Le 1er juillet est une fête purement statutaire. Ce n'est pas une fête nationale. Les banques et les bureaux publics se ferment, en ce jour-là; il y a des excursions à bon marché dont bon nombre de gens profitent; les affaires sont plus ou moins suspendues. Mais aucune fibre patriotique ne s'émeut à l'occasion du Dominion Day.
C'est l'anniversaire d'un mariage de raison: ou plutôt qu'on a cru de raison et nécessaire. L'amour n'a joué aucun rôle dans l'union contractée en 1867.

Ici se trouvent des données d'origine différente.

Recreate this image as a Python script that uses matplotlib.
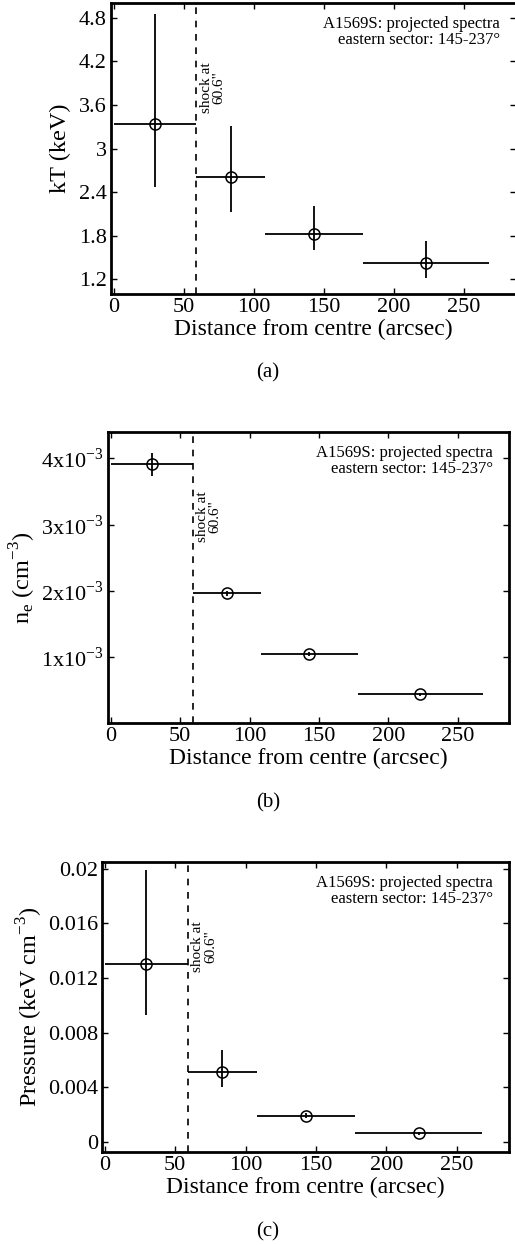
import matplotlib.pyplot as plt
from matplotlib.ticker import FuncFormatter

plt.rcParams['font.family'] = ['Liberation Serif', 'DejaVu Serif']
plt.rcParams['mathtext.fontset'] = 'custom'
plt.rcParams['mathtext.rm'] = 'Liberation Serif'

# radial bins (arcsec)
r_mid = [29.5, 83.5, 143.0, 223.0]
r_half = [29.5, 24.5, 35.0, 45.0]
shock_r = 59.0

# temperature (keV)
kT = [3.33, 2.61, 1.83, 1.42]
kT_lo = [0.86, 0.48, 0.22, 0.20]
kT_hi = [1.52, 0.70, 0.38, 0.31]

# electron density (cm^-3)
ne = [3.91e-3, 1.96e-3, 1.04e-3, 0.434e-3]
ne_lo = [0.17e-3, 0.04e-3, 0.03e-3, 0.02e-3]
ne_hi = [0.17e-3, 0.04e-3, 0.03e-3, 0.02e-3]

# pressure (keV cm^-3)
pres = [0.0130, 0.00512, 0.00192, 0.00061]
pres_lo = [0.0037, 0.00108, 0.0002, 0.0001]
pres_hi = [0.0069, 0.0016, 0.0002, 0.0001]

fig = plt.figure(figsize=(5.15, 12.45), dpi=100)
W, H = 515.0, 1245.0


def make_ax(left, right, top, bottom):
    return fig.add_axes([left / W, 1 - bottom / H, (right - left) / W, (bottom - top) / H])


def panel(ax, y, lo, hi, ylim, yticks, ylabel, tag, tag_y, fmt=None, ylpad=4):
    ax.errorbar(r_mid, y, xerr=r_half, yerr=[lo, hi], fmt='o', color='black',
                mfc='none', mec='black', ms=8, mew=1.1, elinewidth=1.3, capsize=0)
    ax.axvline(shock_r, color='black', ls=(0, (4, 4)), lw=1.2)
    ax.set_xlim(-2, 287)
    ax.set_ylim(*ylim)
    ax.set_xticks([0, 50, 100, 150, 200, 250])
    ax.set_yticks(yticks)
    if fmt is not None:
        ax.yaxis.set_major_formatter(FuncFormatter(fmt))
    ax.tick_params(direction='in', top=True, right=True, length=4, width=1,
                   labelsize=16, pad=3)
    for s in ax.spines.values():
        s.set_linewidth(2)
    ax.set_xlabel('Distance from centre (arcsec)', fontsize=17, labelpad=1)
    ax.set_ylabel(ylabel, fontsize=17.5, labelpad=ylpad)
    ax.text(0.96, 0.955, 'A1569S: projected spectra\neastern sector: 145-237°',
            transform=ax.transAxes, ha='right', va='top', fontsize=12,
            multialignment='right', linespacing=1.0)
    ax.text(shock_r + 2.5, 0.795, 'shock at\n60.6"', transform=ax.get_xaxis_transform(),
            rotation=90, ha='left', va='top', fontsize=11, multialignment='center',
            linespacing=0.95)
    fig.text(268 / W, 1 - tag_y / H, tag, ha='center', va='center', fontsize=15)


ax1 = make_ax(111, 516, 3, 294)
panel(ax1, kT, kT_lo, kT_hi, (1.0, 5.0), [1.2, 1.8, 2.4, 3.0, 3.6, 4.2, 4.8],
      'kT (keV)', '(a)', 373, fmt=lambda v, p: ('%g' % round(v, 1)), ylpad=6)

ax2 = make_ax(108, 509, 432, 723)
panel(ax2, ne, ne_lo, ne_hi, (0.0, 4.4e-3), [1e-3, 2e-3, 3e-3, 4e-3],
      r'n$_\mathregular{e}$ (cm$^\mathregular{-3}$)', '(b)', 803,
      fmt=lambda v, p: r'%dx10$^\mathregular{-3}$' % round(v * 1e3), ylpad=2)

ax3 = make_ax(102, 509, 862, 1152)
panel(ax3, pres, pres_lo, pres_hi, (-0.00075, 0.0205), [0, 0.004, 0.008, 0.012, 0.016, 0.02],
      r'Pressure (keV cm$^\mathregular{-3}$)', '(c)', 1232,
      fmt=lambda v, p: ('%g' % round(v, 3)), ylpad=2)

fig.savefig('out.png', dpi=100)
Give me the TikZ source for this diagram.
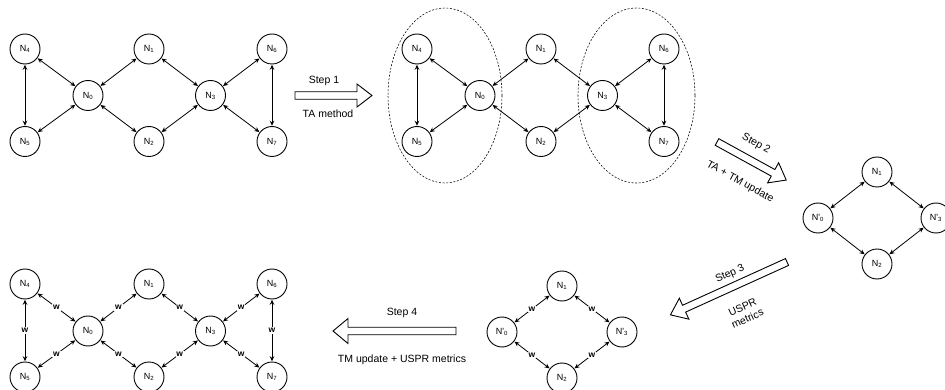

Sans doute, quelques-uns des auteurs de la Confédération se sont imaginé qu'ils jetaient les bases d'une nation nouvelle; que les populations des différentes provinces allaient se fusionner étroitement pour ne former qu'un seul peuple: le peuple canadien. Quelques-uns des nôtres redoutaient cette fusion, et craignaient que la nationalité canadienne-française ne vînt à disparaître.
Heureusement, notre peuple n'est pas encore sérieusement entamé. Sa fête nationale, c'est toujours la Saint-Jean-Baptiste; ce n'est pas le 1er juillet. Nos hommes publics, en général, se sont laissé entraîner loin de l'idéal canadien-français. Ils se proclament volontiers partisans du grand tout canadien et de l'idée impériale. Mais, Dieu merci! les masses de notre population ne les ont pas suivis jusqu'ici. Pris dans son ensemble, notre peuple est resté fidèle à l'idée nationale d'autrefois. Il veut garder son autonomie relative, son caractère distinct, sa langue et ses traditions, en attendant des jours meilleurs.
Nous devons donc remercier le ciel de ce que la Confédération de 1867 n'a pas encore produit les effets qu'on en espérait, d'un côté, qu'on en redoutait, de l'autre.
Pour les Canadiens français, la vraie patrie c'est toujours la province de Québec. Si nous sommes attachés aux groupes français des autres provinces, c'est par les vieux liens du sang, de la langue et des traditions; non point par le lien politique créé en 1867.
Nous nous intéressons à nos frères de l'Est et de l'Ouest parce qu'ils sont nos frères; non parce qu'ils sont nos concitoyens.
Nous avons certaines relations d'affaires avec les populations anglaises des autres provinces; mais nous n'éprouvons pas pour elles le moindre sentiment fraternel. De même, elles sont parfaitement indifférentes à notre égard, au point de vue national. Les Anglais du Canada ne considèrent pas les Canadiens français comme leurs nationaux; et de notre côté, c'est le même sentiment qui domine encore à leur égard. Ils sont pour nous, et nous sommes pour eux, de simples associés, s'accordant plus ou moins bien. Mais, patriotiquement parlant, nous ne sommes pas plus liés aux Anglais d'Ontario ou du Nouveau-Brunswick qu'aux gens de New York et du Vermont.